Ferentz’s new contract this year comes on the heels of a 12-2 season last year, after finishing 19-19 the previous three years.

If Iowa had insisted that Ferentz’s buyout provisions be less generous, it’s hard to say what Ferentz would have done instead, though he has been mentioned for other jobs in previous years. Unlike at many other universities, the board of regents that oversees the University of Iowa does not review or approve coaching contracts as a matter of policy. Some say such oversight is necessary because these contracts involve such huge financial commitments.

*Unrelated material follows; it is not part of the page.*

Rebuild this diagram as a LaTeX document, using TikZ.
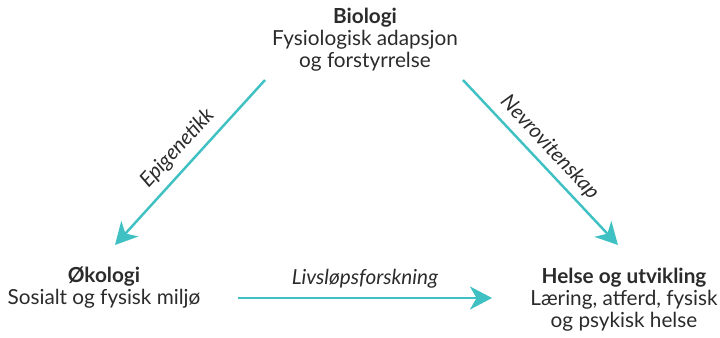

“This might be a very good wakeup call to the board to be more proactive to ensure they can exercise their fiduciary responsibilities in a more robust way,” said Michael Poliakoff, president of the American Council of Trustees and Alumni (ACTA), a nonprofit committed to accountability in higher education.

The Board of Regents for the State of Iowa delegates this oversight at Iowa to President Harreld, who was hired last year.

“Even if the board delegates it authority, it can’t delegate its responsibilities,” said Armand Alacbay, ACTA’s vice president of trustee & legislative affairs. “It does so at its own peril.”

Ferentz and Iowa athletic director Barta declined comment to USA TODAY Sports through a spokesman.

Whatever happens, rising revenues still might be able to cover much of Iowa’s rising costs, even if a hefty buyout is in order. Iowa’s Big Ten Conference distributed roughly $34.6 million to each of its 11 longest-standing members during the fiscal year ending in June 2016 and is projected to distribute more than $38 million in 2016-17.

That’s expected to go up even more with a new television deal with Fox and ESPN.

“If you don’t have a buyout in a contract,” Barta told reporters last month, “it’s not a long-term contract.”